** START SUPPLIED DATA **

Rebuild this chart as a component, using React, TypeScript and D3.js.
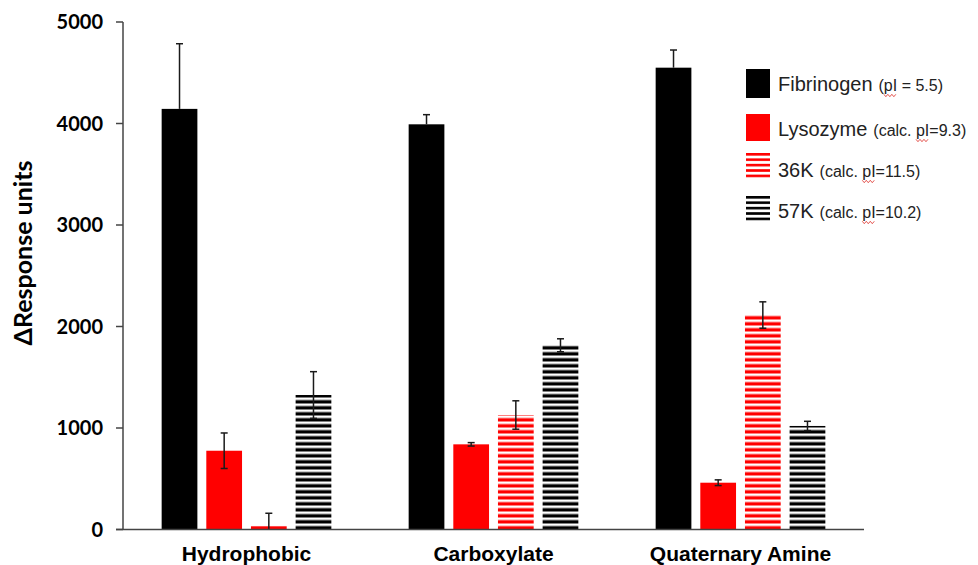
import React, { useLayoutEffect, useRef, useState } from "react";
import * as d3 from "d3";

const categories = ["Hydrophobic", "Carboxylate", "Quaternary Amine"];
const seriesNames = ["Fibrinogen", "Lysozyme", "36K", "57K"];
const seriesNotes = ["(pI = 5.5)", "(calc. pI=9.3)", "(calc. pI=11.5)", "(calc. pI=10.2)"];
const fibrinogen = [4144, 3992, 4550];
const fibrinogenErr = [642, 95, 174];
const lysozyme = [776, 839, 461];
const lysozymeErr = [175, 17, 28];
const k36 = [35, 1128, 2113];
const k36Err = [125, 140, 130];
const k57 = [1325, 1815, 1020];
const k57Err = [230, 64, 46];
const yTicks = [0, 1000, 2000, 3000, 4000, 5000];

const seriesValues = [fibrinogen, lysozyme, k36, k57];
const seriesErrs = [fibrinogenErr, lysozymeErr, k36Err, k57Err];
const fills = ["#000000", "#ff0000", "url(#stripeRed)", "url(#stripeBlack)"];

const W = 978;
const H = 565;
const axisX = 123;
const axisRight = 864;
const y0 = 529.5;
const yTop = 22;

function LegendItem({ name, note, x, y }: { name: string; note: string; x: number; y: number }) {
  const idx = note.indexOf("pI");
  const ref = useRef<SVGTSpanElement>(null);
  const [bb, setBb] = useState<{ x: number; w: number } | null>(null);
  useLayoutEffect(() => {
    if (ref.current) {
      const b = (ref.current as any).getBBox();
      setBb({ x: b.x, w: b.width });
    }
  }, []);
  let wave = "";
  if (bb) {
    const wy = y + 4.5;
    const amp = 1.2;
    const step = 2;
    const pts: [number, number][] = [];
    for (let i = 0; i * step <= bb.w; i++) {
      pts.push([bb.x + i * step, wy + (i % 2 === 0 ? -amp : amp)]);
    }
    wave = d3.line()(pts) || "";
  }
  return (
    <g>
      <text x={x} y={y} fontFamily="'Liberation Sans', Arial, sans-serif" fontSize={20} fill="#222">
        {name}
        <tspan fontSize={16} dx={6}>
          {note.slice(0, idx)}
        </tspan>
        <tspan fontSize={16} ref={ref}>
          pI
        </tspan>
        <tspan fontSize={16}>{note.slice(idx + 2)}</tspan>
      </text>
      {bb && <path d={wave} fill="none" stroke="#e0403a" strokeWidth={0.9} />}
    </g>
  );
}

export default function App() {
  const x0 = d3
    .scaleBand<string>()
    .domain(categories)
    .range([axisX, axisRight])
    .paddingInner(0.313)
    .paddingOuter(0.1565);
  const x1 = d3
    .scaleBand<string>()
    .domain(seriesNames)
    .range([0, x0.bandwidth()])
    .paddingInner(0.2)
    .paddingOuter(0);
  const y = d3.scaleLinear().domain([0, 5000]).range([y0, yTop]);

  const legendY = [69, 114, 153, 196];
  const legendH = [29, 27, 27, 27];
  const legendBase = [91, 136, 177, 218];

  return (
    <svg
      width={W}
      height={H}
      style={{ position: "absolute", left: 0, top: 0, background: "#fff" }}
    >
      <defs>
        <pattern id="stripeRed" patternUnits="userSpaceOnUse" x={0} y={y0 - 6} width={10} height={6}>
          <rect x={0} y={0} width={10} height={6} fill="#fff" />
          <rect x={0} y={2.6} width={10} height={3.4} fill="#ff0000" />
        </pattern>
        <pattern id="stripeBlack" patternUnits="userSpaceOnUse" x={0} y={y0 - 6} width={10} height={6}>
          <rect x={0} y={0} width={10} height={6} fill="#fff" />
          <rect x={0} y={2.6} width={10} height={3.4} fill="#000" />
        </pattern>
        <pattern id="legRed" patternUnits="userSpaceOnUse" x={0} y={153} width={10} height={5.4}>
          <rect x={0} y={0} width={10} height={5.4} fill="#fff" />
          <rect x={0} y={0} width={10} height={2.6} fill="#ff0000" />
        </pattern>
        <pattern id="legBlack" patternUnits="userSpaceOnUse" x={0} y={196} width={10} height={5.4}>
          <rect x={0} y={0} width={10} height={5.4} fill="#fff" />
          <rect x={0} y={0} width={10} height={2.6} fill="#000" />
        </pattern>
      </defs>

      {/* bars */}
      {categories.map((c, ci) => (
        <g key={c} transform={`translate(${x0(c)},0)`}>
          {seriesNames.map((s, si) => {
            const v = seriesValues[si][ci];
            return (
              <rect
                key={s}
                x={x1(s)!}
                y={y(v)}
                width={x1.bandwidth()}
                height={y(0) - y(v)}
                fill={fills[si]}
              />
            );
          })}
        </g>
      ))}

      {/* error bars */}
      {categories.map((c, ci) => (
        <g key={c + "e"} transform={`translate(${x0(c)},0)`}>
          {seriesNames.map((s, si) => {
            const v = seriesValues[si][ci];
            const e = seriesErrs[si][ci];
            const cx = x1(s)! + x1.bandwidth() / 2;
            const hi = v + e;
            const lo = si === 0 ? v : Math.max(0, v - e);
            return (
              <g key={s} stroke="#1a1a1a" strokeWidth={1.5}>
                <line x1={cx} x2={cx} y1={y(hi)} y2={y(lo)} />
                <line x1={cx - 3.5} x2={cx + 3.5} y1={y(hi)} y2={y(hi)} />
                {si !== 0 && v - e > 0 && (
                  <line x1={cx - 3.5} x2={cx + 3.5} y1={y(lo)} y2={y(lo)} />
                )}
              </g>
            );
          })}
        </g>
      ))}

      {/* axes */}
      <line x1={axisX} x2={axisX} y1={yTop} y2={y0} stroke="#444" strokeWidth={1.5} />
      <line x1={axisX - 7} x2={axisRight} y1={y0} y2={y0} stroke="#444" strokeWidth={1.5} />
      {yTicks.map((t) => (
        <g key={t}>
          <line x1={axisX - 7} x2={axisX} y1={y(t)} y2={y(t)} stroke="#444" strokeWidth={1.5} />
          <text
            x={axisX - 20}
            y={y(t)}
            dy="0.36em"
            textAnchor="end"
            fontFamily="Lato, 'Open Sans', sans-serif"
            fontWeight={700}
            fontSize={20}
            fill="#000"
          >
            {t}
          </text>
        </g>
      ))}
      {categories.map((c) => (
        <text
          key={c + "l"}
          x={x0(c)! + x0.bandwidth() / 2}
          y={561}
          textAnchor="middle"
          fontFamily="'Liberation Sans', Arial, sans-serif"
          fontWeight={700}
          fontSize={21}
          fill="#000"
        >
          {c}
        </text>
      ))}
      <text
        transform={`translate(32,253) rotate(-90)`}
        textAnchor="middle"
        fontFamily="Lato, 'Open Sans', sans-serif"
        fontWeight={700}
        fontSize={25}
        fill="#000"
      >
        ΔResponse units
      </text>

      {/* legend */}
      {seriesNames.map((s, i) => {
        const legFill =
          i === 0 ? "#000" : i === 1 ? "#ff0000" : i === 2 ? "url(#legRed)" : "url(#legBlack)";
        return (
          <g key={s + "leg"}>
            <rect x={746} y={legendY[i]} width={24} height={legendH[i]} fill={legFill} />
            <LegendItem name={s} note={seriesNotes[i]} x={778} y={legendBase[i]} />
          </g>
        );
      })}
    </svg>
  );
}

** END SUPPLIED DATA **

» **EXERCISE**
Write out, word for word, the lines from the start of the data through the one holding "import * as". Omit pictures.

» **ANSWER TO THE TASK**
Rebuild this chart as a component, using React, TypeScript and D3.js.
import React, { useLayoutEffect, useRef, useState } from "react";
import * as d3 from "d3";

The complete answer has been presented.